Annual Hatchet Hunt a reminder of truth, honesty

  • The staff at Kessler Investments, of Athol, recently donated a new bicycle to the annual Hatchet Hunt, held each year on Presidents Day at the Athol Community Elementary School. Along with three hatchets, there are many prizes area kids can hunt for as well. Left-to-right — Catey Deveneau, Director of Client Relations, and Kimberly Stewart, Director of Planning for Kessler Investments, and Hatchet Hunt organizer Jason Robinson Submitted photo

  • The three hatchets up for grabs at the 96th annual Hatchet Hunt, being held Monday beginning at 9 a.m. at the Athol Community Elementary School. This year’s hatchets were mounted and engraved by the L.S. Starrett Co.  Photo by Jared Robinson—

Staff Writer
Friday, February 16, 2018

ATHOL  — The current forecast for Presidents Day calls for it to be 50 degrees and cloudy, making it one of the most mild days for the annual Hatchet Hunt that the organizers can remember.

“There have been hunts where it’s sub-zero temperatures and hunts where the snow is coming down hard, but this one looks like it might be the warmest in recent years,” said Jason Robinson, one of the organizers of the annual hunt for prizes that attracts hundreds of area children every year.

Since 2011, husband and wife Jason and Laura Robinson have organized the annual reminder of truth and honesty, first created in 1922 by Johnnie Johnstone, director of the YMCA for more 50 years. Johnstone founded the Hatchet Hunt as a lesson and reminder of the honesty and integrity of our nation’s first president, who, as legend tells, was given a hatchet as a gift on his sixth birthday. Testing the hatchet, the future leader damaged his father’s cherry tree, believed to be the only one of its kind in the new country. When confronted about it, George Washington is said to have told his father, “I cannot tell a lie … I did cut it with my hatchet.” Washington’s father, forgetting his anger, replied, “I would rather lose a dozen cherry trees than that you should tell one falsehood."

The famous legend of Washington, the hatchet and the cherry tree turned out to be a false one.

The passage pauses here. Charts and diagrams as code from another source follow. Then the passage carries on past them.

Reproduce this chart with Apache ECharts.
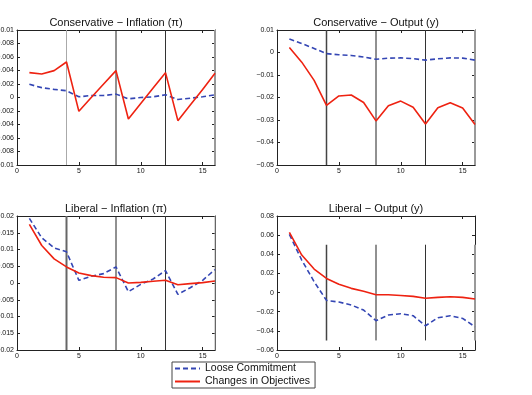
<!DOCTYPE html>
<html><head><meta charset="utf-8">
<script src="https://cdn.jsdelivr.net/npm/echarts@6/dist/echarts.min.js"></script>
<style>html,body{margin:0;padding:0;background:#fff}#c{width:532px;height:395px}</style>
</head><body><div id="c"></div>
<script>
const periods = [1,2,3,4,5,6,7,8,9,10,11,12,13,14,15,16];

const consInflLoose  = [0.00195,0.00146,0.0012,0.001,0.0001,0.0003,0.0003,0.0005,-0.0002,0.0,0.0001,0.0004,-0.0003,-0.0001,0.0001,0.0004];
const consInflChange = [0.00368,0.00348,0.00398,0.00526,-0.00205,0.0,0.002,0.00398,-0.00318,-0.00089,0.0014,0.00368,-0.00343,-0.0011,0.0012,0.00358];

const consOutLoose  = [0.006,0.004,0.0018,-0.0005,-0.001,-0.0013,-0.002,-0.003,-0.0025,-0.0024,-0.0027,-0.0034,-0.0028,-0.0024,-0.0025,-0.0034];
const consOutChange = [0.0022,-0.0043,-0.0124,-0.0235,-0.0193,-0.0189,-0.0222,-0.0304,-0.0237,-0.0216,-0.0243,-0.0318,-0.0246,-0.0223,-0.0247,-0.032];

const libInflLoose  = [0.0193,0.0135,0.0105,0.0093,0.0008,0.002,0.0028,0.0048,-0.0026,-0.0004,0.0012,0.0037,-0.0034,-0.0014,0.0008,0.004];
const libInflChange = [0.0175,0.0112,0.0072,0.0048,0.003,0.0022,0.0017,0.0016,0.0,0.0002,0.0005,0.0008,-0.0005,-0.0002,0.0001,0.0006];

const libOutLoose  = [0.0608,0.034,0.0114,-0.0082,-0.0099,-0.013,-0.0183,-0.0294,-0.0235,-0.0221,-0.0242,-0.0347,-0.0263,-0.0242,-0.027,-0.0357];
const libOutChange = [0.0629,0.0392,0.0246,0.0148,0.0086,0.0044,0.0013,-0.0022,-0.0022,-0.003,-0.004,-0.006,-0.005,-0.0043,-0.005,-0.0068];

const titles = ['Conservative \u2212 Inflation (\u03c0)','Conservative \u2212 Output (y)','Liberal \u2212 Inflation (\u03c0)','Liberal \u2212 Output (y)'];
const yMins = [-0.01,-0.05,-0.02,-0.06];
const yMaxs = [0.01,0.01,0.02,0.08];
const ySteps = [0.002,0.01,0.005,0.02];
const vlineX = [4,8,12,16];
const vlineLo = [-0.01,-0.05,-0.02,-0.05];
const vlineHi = [0.01,0.01,0.02,0.05];
const seriesNames = ['Loose Commitment','Changes in Objectives'];
const panelLoose = [consInflLoose,consOutLoose,libInflLoose,libOutLoose];
const panelChange = [consInflChange,consOutChange,libInflChange,libOutChange];

const grids = [
  {left:17,top:30,width:198,height:135},
  {left:277,top:30,width:198,height:135},
  {left:17,top:216,width:198,height:134},
  {left:277,top:216,width:198,height:134}
];
// per-panel vline styles: [x=4, x=8, x=12, x=16]
const vStyles = [
  [{c:'#aaaaaa',w:1},{c:'#222',w:1},{c:'#333',w:1},{c:'#999',w:2}],
  [{c:'#444',w:1.5},{c:'#222',w:1},{c:'#333',w:1},{c:'#999',w:2}],
  [{c:'#666',w:2},{c:'#222',w:1},{c:'#333',w:1},{c:'#aaa',w:1}],
  [{c:'#444',w:1.5},{c:'#222',w:1},{c:'#333',w:1},{c:'#999',w:2}]
];

function fmtY(v){
  if (Math.abs(v) < 1e-12) return '0';
  const s = String(parseFloat(Math.abs(v).toFixed(4)));
  return (v < 0 ? '\u2212' : '') + s;
}

const xAxis = [], yAxis = [], series = [], title = [];
grids.forEach((g,i)=>{
  const axLine = {show:true,onZero:false,lineStyle:{color:'#222',width:1}};
  const tick = {show:true,inside:true,length:3,lineStyle:{color:'#222'}};
  xAxis.push({type:'value',gridIndex:i,min:0,max:16,interval:5,position:'bottom',
    axisLine:axLine,axisTick:tick,
    axisLabel:{fontSize:7,color:'#111',margin:3,fontFamily:'Liberation Sans',
      formatter:v=> (v%5===0? String(v):'')},
    splitLine:{show:false}});
  xAxis.push({type:'value',gridIndex:i,min:0,max:16,interval:5,position:'top',
    axisLine:axLine,axisTick:tick,axisLabel:{show:false},splitLine:{show:false}});
  yAxis.push({type:'value',gridIndex:i,min:yMins[i],max:yMaxs[i],interval:ySteps[i],position:'left',
    axisLine:axLine,axisTick:tick,
    axisLabel:{fontSize:7,color:'#111',margin:3,fontFamily:'Liberation Sans',formatter:fmtY},
    splitLine:{show:false}});
  yAxis.push({type:'value',gridIndex:i,min:yMins[i],max:yMaxs[i],interval:ySteps[i],position:'right',
    axisLine:axLine,axisTick:tick,axisLabel:{show:false},splitLine:{show:false}});
  title.push({text:titles[i],left:g.left+g.width/2,top:g.top-13,textAlign:'center',padding:0,
    textStyle:{fontSize:11,fontWeight:'normal',color:'#111',fontFamily:'Liberation Sans'}});
  vlineX.forEach((x,k)=>{
    series.push({type:'line',xAxisIndex:2*i,yAxisIndex:2*i,symbol:'none',silent:true,z:1,
      data:[[x,vlineLo[i]],[x,vlineHi[i]]],
      lineStyle:{color:vStyles[i][k].c,width:vStyles[i][k].w},animation:false});
  });
  series.push({name:seriesNames[0],type:'line',xAxisIndex:2*i,yAxisIndex:2*i,symbol:'none',z:3,
    data:periods.map((p,j)=>[p,panelLoose[i][j]]),
    lineStyle:{color:'#3446b4',width:1.6,type:[5,3]},itemStyle:{color:'#3446b4'},animation:false});
  series.push({name:seriesNames[1],type:'line',xAxisIndex:2*i,yAxisIndex:2*i,symbol:'none',z:4,
    data:periods.map((p,j)=>[p,panelChange[i][j]]),
    lineStyle:{color:'#ee2211',width:1.6},itemStyle:{color:'#ee2211'},animation:false});
});

const chart = echarts.init(document.getElementById('c'),null,{renderer:'canvas'});
chart.setOption({
  animation:false,
  backgroundColor:'#fff',
  title:title,
  grid:grids.map(g=>Object.assign({containLabel:false,outerBoundsMode:'none'},g)),
  xAxis:xAxis,yAxis:yAxis,series:series,
  legend:{data:seriesNames,orient:'vertical',left:172,top:362,
    backgroundColor:'#fff',borderColor:'#444',borderWidth:1,borderRadius:0,
    padding:[1,5,1,2],itemWidth:25,itemHeight:10,itemGap:2,
    itemStyle:{opacity:0},
    textStyle:{fontSize:10.5,color:'#111',fontFamily:'Liberation Sans'}}
});
</script></body></html>
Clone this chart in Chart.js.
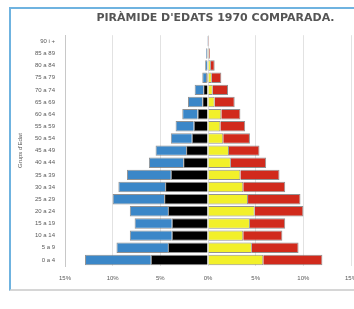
<!DOCTYPE html>
<html>
<head>
<meta charset="utf-8">
<script src="https://cdn.jsdelivr.net/npm/chart.js@4/dist/chart.umd.min.js"></script>
<style>
  html, body { margin: 0; padding: 0; background: #fff; }
  #frame { position: relative; width: 354px; height: 309px; overflow: hidden; background: #fff; }
  #box { position: absolute; left: 9px; top: 7px; width: 420px; height: 280px;
         border-left: 2px solid #6fb3e0; border-top: 2px solid #6fb3e0; border-bottom: 2px solid #d6d6d6; }
  #wrap { position: absolute; left: 11px; top: 9px; width: 409px; height: 278px; }
</style>
</head>
<body>
<div id="frame">
  <div id="box"></div>
  <div id="wrap"><canvas id="c" width="409" height="278"></canvas></div>
</div>
<script>
// Age groups (bottom to top)
const ageGroups = ["0 a 4","5 a 9","10 a 14","15 a 19","20 a 24","25 a 29","30 a 34","35 a 39","40 a 44","45 a 49","50 a 54","55 a 59","60 a 64","65 a 69","70 a 74","75 a 79","80 a 84","85 a 89","90 i +"];
// Left side (men), percentages, drawn as negative
const menInner = [6.0, 4.2, 3.8, 3.8, 4.2, 4.6, 4.5, 3.9, 2.6, 2.3, 1.7, 1.5, 1.1, 0.6, 0.5, 0.2, 0.1, 0.1, 0.05];
const menOuter = [6.9, 5.4, 4.4, 3.9, 4.0, 5.4, 4.9, 4.6, 3.6, 3.2, 2.2, 1.9, 1.6, 1.5, 0.9, 0.4, 0.2, 0.1, 0.05];
// Right side (women)
const womenInner = [5.8, 4.6, 3.7, 4.4, 4.9, 4.2, 3.7, 3.4, 2.4, 2.2, 1.6, 1.3, 1.4, 0.7, 0.5, 0.4, 0.3, 0.1, 0.05];
const womenOuter = [6.2, 4.9, 4.1, 3.7, 5.1, 5.5, 4.4, 4.1, 3.7, 3.2, 2.8, 2.6, 2.0, 2.1, 1.6, 1.0, 0.4, 0.1, 0.05];
const xTickValues = [-15, -10, -5, 0, 5, 10, 15];
const xTickLabels = ["15%", "10%", "5%", "0%", "5%", "10%", "15%"];
const titleText = "PIRÀMIDE D'EDATS 1970 COMPARADA.";
const yTitleText = "Grups d'Edat";

const neg = a => a.map(v => -v);
const common = { borderColor: 'rgba(110,110,110,0.75)', borderWidth: 1, barPercentage: 0.86, categoryPercentage: 1 };

new Chart(document.getElementById('c'), {
  type: 'bar',
  data: {
    labels: ageGroups,
    datasets: [
      Object.assign({ label: 'Homes A', data: neg(menInner), backgroundColor: '#000000' }, common),
      Object.assign({ label: 'Homes B', data: neg(menOuter), backgroundColor: '#3b87c8' }, common),
      Object.assign({ label: 'Dones A', data: womenInner, backgroundColor: '#f2f02a' }, common),
      Object.assign({ label: 'Dones B', data: womenOuter, backgroundColor: '#d12a1c' }, common)
    ]
  },
  options: {
    indexAxis: 'y',
    responsive: false,
    animation: false,
    layout: { padding: 0 },
    plugins: {
      legend: { display: false },
      tooltip: { enabled: false },
      title: {
        display: true, text: titleText, color: '#555555',
        font: { family: 'DejaVu Sans', size: 11, weight: 'bold' },
        padding: { top: 3, bottom: 10 }
      }
    },
    scales: {
      x: {
        stacked: true, min: -15, max: 15,
        afterBuildTicks: s => { s.ticks = xTickValues.map(v => ({ value: v })); },
        afterFit: s => { s.height = 21; },
        grid: { color: '#e2e2e2', drawTicks: false },
        border: { display: false },
        ticks: {
          padding: 9, color: '#595959',
          font: { family: 'Liberation Sans', size: 6 },
          callback: (v, i) => xTickLabels[i]
        }
      },
      y: {
        stacked: true, reverse: true,
        afterFit: s => { s.width = 54; },
        grid: { display: false, drawTicks: false },
        border: { display: true, color: '#c8c8c8', dash: [2, 2] },
        ticks: { padding: 10, color: '#595959', font: { family: 'Liberation Sans', size: 6 }, autoSkip: false },
        title: { display: true, text: yTitleText, color: '#595959', padding: { top: 6, bottom: 0 },
                 font: { family: 'Liberation Sans', size: 6 } }
      },
      spacer: {
        type: 'linear', position: 'right', display: true,
        afterFit: s => { s.width = 69; },
        grid: { display: false, drawTicks: false },
        border: { display: false },
        ticks: { display: false }
      }
    }
  }
});
</script>
</body>
</html>
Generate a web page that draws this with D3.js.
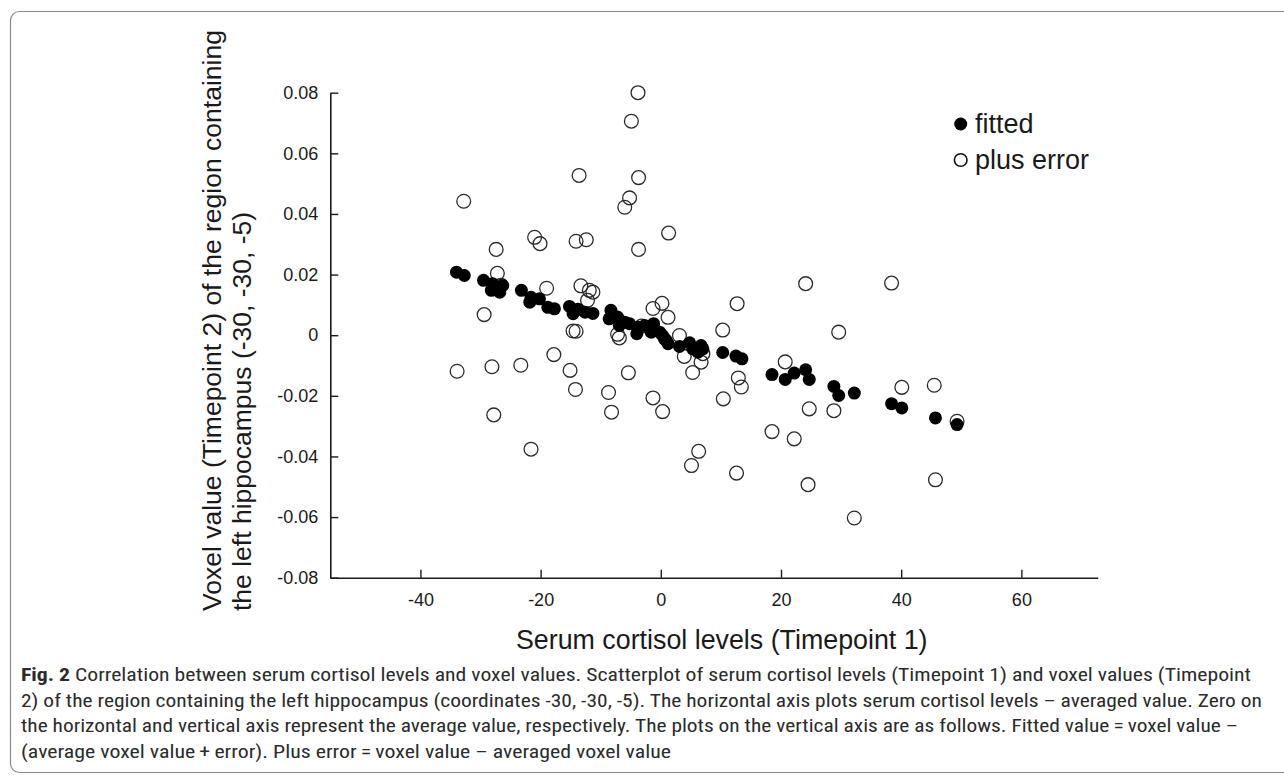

It was a fabrication created by Mason Locke Weems, a minister and early biographer of Washington. Upon the late President’s passing, the public was clamoring to learn more about the man, and Weems took it upon himself to deify the man by writing more on his private virtues than his public accomplishments, hoping to present the first president as the perfect role model for young Americans, and chose to focus on Washington’s relationship with his father, which few knew very much about, as the man died when Washington was 11 years old. 

Legend or falsehood, the hatchet became synonymous with Washington, to the point where the independent school newspaper for George Washington University is “The GW Hatchet.”

Now in it’s 96th year, the Hatchet Hunt still stands as a reminder to the integrity of the young boy in the story – that honesty is worth more than anything that can be bought with mere money. But, some of the traditions of the hunt itself have changed over the years. For example, the hiding of actual hatchets over the years has long been abolished, instead prize tags are hidden with the name of the hatchet written on it. The number of hatchets hidden has grown to three, as well; the George Washington and Johnnie Johnstone Memorial Hatchets were joined by the Lt. Robert Shepardson Hatchet in 2012 to coincide with the town’s 250th anniversary and the retirement of long-time event organizer and Athol Fire Lieutenant Robert Shepardson.

Along with the three hatchets is more than 50 prizes donated by area residents and businesses wishing to help bring a little late-winter joy to kids participating. Prizes range from toys and games to new bicycles.

Kids ages preschool to 14 years are welcome to participate, with there being a special place for the preschoolers to search for prizes.

Prize tags are hidden in the early mornings before the hunt and each tag’s location is tagged using GPS so that hints can be given out later should some prize tags go unfound.

The event is sponsored primarily by the Athol Area YMCA and Athol Fire Department, with assistance from the Athol Lions, who will be giving out free hot dogs and cocoa to the kids that was donated by Hannaford.